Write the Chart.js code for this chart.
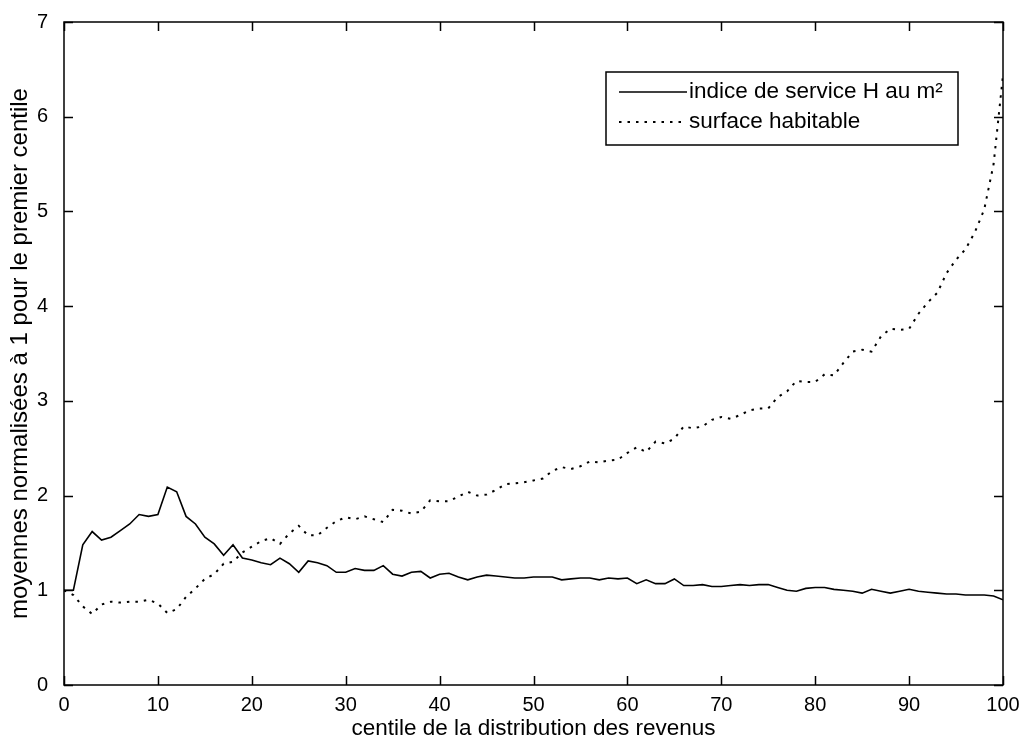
<!DOCTYPE html>
<html>
<head>
<meta charset="utf-8">
<script src="https://cdn.jsdelivr.net/npm/chart.js@4"></script>
<style>
  html, body { margin: 0; padding: 0; background: #fff; }
  #wrap { width: 1022px; height: 740px; }
</style>
</head>
<body>
<div id="wrap"><canvas id="myChart" width="1022" height="740"></canvas></div>
<script>
// centiles (x) and the two normalised series
const centiles = [0, 1, 2, 3, 4, 5, 6, 7, 8, 9, 10, 11, 12, 13, 14, 15, 16, 17, 18, 19, 20,
  21, 22, 23, 24, 25, 26, 27, 28, 29, 30, 31, 32, 33, 34, 35, 36, 37, 38, 39, 40,
  41, 42, 43, 44, 45, 46, 47, 48, 49, 50, 51, 52, 53, 54, 55, 56, 57, 58, 59, 60,
  61, 62, 63, 64, 65, 66, 67, 68, 69, 70, 71, 72, 73, 74, 75, 76, 77, 78, 79, 80,
  81, 82, 83, 84, 85, 86, 87, 88, 89, 90, 91, 92, 93, 94, 95, 96, 97, 98, 99, 100];

const indiceService = [1.00, 1.00, 1.48, 1.62, 1.53, 1.56, 1.63, 1.70, 1.80, 1.78, 1.80,
  2.09, 2.04, 1.78, 1.70, 1.56, 1.49, 1.37, 1.48, 1.34, 1.32,
  1.29, 1.27, 1.34, 1.28, 1.19, 1.31, 1.29, 1.26, 1.19, 1.19,
  1.23, 1.21, 1.21, 1.26, 1.17, 1.15, 1.19, 1.20, 1.13, 1.17,
  1.18, 1.14, 1.11, 1.14, 1.16, 1.15, 1.14, 1.13, 1.13, 1.14,
  1.14, 1.14, 1.11, 1.12, 1.13, 1.13, 1.11, 1.13, 1.12, 1.13,
  1.07, 1.11, 1.07, 1.07, 1.12, 1.05, 1.05, 1.06, 1.04, 1.04,
  1.05, 1.06, 1.05, 1.06, 1.06, 1.03, 1.00, 0.99, 1.02, 1.03,
  1.03, 1.01, 1.00, 0.99, 0.97, 1.01, 0.99, 0.97, 0.99, 1.01,
  0.99, 0.98, 0.97, 0.96, 0.96, 0.95, 0.95, 0.95, 0.94, 0.90];

const surfaceHabitable = [1.00, 0.95, 0.83, 0.75, 0.85, 0.88, 0.87, 0.88, 0.88, 0.90, 0.86,
  0.76, 0.80, 0.93, 1.02, 1.12, 1.17, 1.28, 1.30, 1.40, 1.46,
  1.52, 1.55, 1.49, 1.60, 1.68, 1.58, 1.58, 1.66, 1.73, 1.77,
  1.75, 1.78, 1.75, 1.72, 1.85, 1.84, 1.81, 1.83, 1.95, 1.94,
  1.94, 1.99, 2.04, 2.00, 2.01, 2.06, 2.12, 2.13, 2.14, 2.16,
  2.18, 2.26, 2.30, 2.28, 2.31, 2.36, 2.35, 2.37, 2.38, 2.45,
  2.51, 2.46, 2.57, 2.55, 2.60, 2.73, 2.71, 2.73, 2.80, 2.83,
  2.81, 2.85, 2.90, 2.92, 2.92, 3.04, 3.10, 3.21, 3.20, 3.20,
  3.28, 3.27, 3.40, 3.52, 3.54, 3.52, 3.68, 3.76, 3.75, 3.76,
  3.92, 4.04, 4.14, 4.35, 4.49, 4.60, 4.78, 5.02, 5.50, 6.44];

const seriesNames = ["indice de service H au m²", "surface habitable"];
const xTicks = [0, 10, 20, 30, 40, 50, 60, 70, 80, 90, 100];
const yTicks = [0, 1, 2, 3, 4, 5, 6, 7];

const FONT = "'Liberation Sans', Arial, sans-serif";
const dotDash = [2.5, 6];

// box round the plot, with inward ticks on all four sides (matlab style)
const frame = {
  id: "frame",
  afterDatasetsDraw(chart) {
    const ctx = chart.ctx;
    const a = chart.chartArea;
    const xs = chart.scales.x;
    const ys = chart.scales.y;
    const len = 9;
    ctx.save();
    ctx.strokeStyle = "#000";
    ctx.lineWidth = 1.5;
    ctx.beginPath();
    xTicks.forEach((v) => {
      const px = Math.round(xs.getPixelForValue(v)) + 0.5;
      ctx.moveTo(px, a.bottom); ctx.lineTo(px, a.bottom - len);
      ctx.moveTo(px, a.top); ctx.lineTo(px, a.top + len);
    });
    yTicks.forEach((v) => {
      const py = Math.round(ys.getPixelForValue(v)) + 0.5;
      ctx.moveTo(a.left, py); ctx.lineTo(a.left + len, py);
      ctx.moveTo(a.right, py); ctx.lineTo(a.right - len, py);
    });
    ctx.stroke();
    ctx.strokeRect(a.left, a.top, a.right - a.left, a.bottom - a.top);
    ctx.restore();
  },
};

// legend box in the upper right of the plot
const legendBox = {
  id: "legendBox",
  afterDatasetsDraw(chart) {
    const ctx = chart.ctx;
    const a = chart.chartArea;
    const left = a.right - 397;
    const top = a.top + 50;
    const w = 352;
    const h = 73;
    ctx.save();
    ctx.fillStyle = "#fff";
    ctx.fillRect(left, top, w, h);
    ctx.strokeStyle = "#000";
    ctx.lineWidth = 1.5;
    ctx.strokeRect(left, top, w, h);

    const rows = [top + 20, top + 50];
    chart.data.datasets.forEach((ds, i) => {
      ctx.beginPath();
      ctx.setLineDash(ds.borderDash || []);
      ctx.lineWidth = ds.borderWidth;
      ctx.moveTo(left + 13, rows[i]);
      ctx.lineTo(left + 81, rows[i]);
      ctx.stroke();
      ctx.setLineDash([]);
      ctx.fillStyle = "#000";
      ctx.font = "22.5px " + FONT;
      ctx.textBaseline = "middle";
      ctx.fillText(ds.label, left + 83, rows[i]);
    });
    ctx.restore();
  },
};

const myChart = new Chart("myChart", {
  type: "line",
  data: {
    datasets: [
      {
        label: seriesNames[0],
        data: centiles.map((c, i) => ({ x: c, y: indiceService[i] })),
        borderColor: "#000",
        borderWidth: 1.6,
        pointRadius: 0,
        tension: 0,
        fill: false,
      },
      {
        label: seriesNames[1],
        data: centiles.map((c, i) => ({ x: c, y: surfaceHabitable[i] })),
        borderColor: "#000",
        borderWidth: 2,
        borderDash: dotDash,
        pointRadius: 0,
        tension: 0,
        fill: false,
      },
    ],
  },
  options: {
    responsive: false,
    animation: false,
    layout: { padding: { top: 22, right: 19, left: 0, bottom: 0 } },
    plugins: {
      legend: { display: false },
      tooltip: { enabled: false },
    },
    scales: {
      x: {
        type: "linear",
        min: 0,
        max: 100,
        afterBuildTicks: (scale) => { scale.ticks = xTicks.map((v) => ({ value: v })); },
        afterFit: (scale) => { scale.height = 55; },
        grid: { display: false },
        border: { display: false },
        ticks: { color: "#000", padding: 1, font: { family: FONT, size: 20, lineHeight: 1.1 }, maxRotation: 0 },
        title: {
          display: true,
          text: "centile de la distribution des revenus",
          color: "#000",
          font: { family: FONT, size: 22.5, lineHeight: 1.0 },
          padding: { top: 0, bottom: 0 },
        },
      },
      y: {
        min: 0,
        max: 7,
        afterBuildTicks: (scale) => { scale.ticks = yTicks.map((v) => ({ value: v })); },
        afterFit: (scale) => { scale.width = 64; },
        grid: { display: false },
        border: { display: false },
        ticks: { color: "#000", padding: 8, font: { family: FONT, size: 20 } },
        title: {
          display: true,
          text: "moyennes normalisées à 1 pour le premier centile",
          color: "#000",
          font: { family: FONT, size: 24, lineHeight: 1.1 },
          padding: { top: 7, bottom: 0 },
        },
      },
    },
  },
  plugins: [frame, legendBox],
});
</script>
</body>
</html>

-------------------------

**What you need to do**
Without any pictures, reproduce the lines from the first one in the material through the line that has "0.99, 0.98, 0.97, 0.96, 0.96, 0.95, 0.95, 0.95, 0.94, 0.90];", exactly as they appear.

**Expected answer**
Write the Chart.js code for this chart.
<!DOCTYPE html>
<html>
<head>
<meta charset="utf-8">
<script src="https://cdn.jsdelivr.net/npm/chart.js@4"></script>
<style>
  html, body { margin: 0; padding: 0; background: #fff; }
  #wrap { width: 1022px; height: 740px; }
</style>
</head>
<body>
<div id="wrap"><canvas id="myChart" width="1022" height="740"></canvas></div>
<script>
// centiles (x) and the two normalised series
const centiles = [0, 1, 2, 3, 4, 5, 6, 7, 8, 9, 10, 11, 12, 13, 14, 15, 16, 17, 18, 19, 20,
  21, 22, 23, 24, 25, 26, 27, 28, 29, 30, 31, 32, 33, 34, 35, 36, 37, 38, 39, 40,
  41, 42, 43, 44, 45, 46, 47, 48, 49, 50, 51, 52, 53, 54, 55, 56, 57, 58, 59, 60,
  61, 62, 63, 64, 65, 66, 67, 68, 69, 70, 71, 72, 73, 74, 75, 76, 77, 78, 79, 80,
  81, 82, 83, 84, 85, 86, 87, 88, 89, 90, 91, 92, 93, 94, 95, 96, 97, 98, 99, 100];

const indiceService = [1.00, 1.00, 1.48, 1.62, 1.53, 1.56, 1.63, 1.70, 1.80, 1.78, 1.80,
  2.09, 2.04, 1.78, 1.70, 1.56, 1.49, 1.37, 1.48, 1.34, 1.32,
  1.29, 1.27, 1.34, 1.28, 1.19, 1.31, 1.29, 1.26, 1.19, 1.19,
  1.23, 1.21, 1.21, 1.26, 1.17, 1.15, 1.19, 1.20, 1.13, 1.17,
  1.18, 1.14, 1.11, 1.14, 1.16, 1.15, 1.14, 1.13, 1.13, 1.14,
  1.14, 1.14, 1.11, 1.12, 1.13, 1.13, 1.11, 1.13, 1.12, 1.13,
  1.07, 1.11, 1.07, 1.07, 1.12, 1.05, 1.05, 1.06, 1.04, 1.04,
  1.05, 1.06, 1.05, 1.06, 1.06, 1.03, 1.00, 0.99, 1.02, 1.03,
  1.03, 1.01, 1.00, 0.99, 0.97, 1.01, 0.99, 0.97, 0.99, 1.01,
  0.99, 0.98, 0.97, 0.96, 0.96, 0.95, 0.95, 0.95, 0.94, 0.90];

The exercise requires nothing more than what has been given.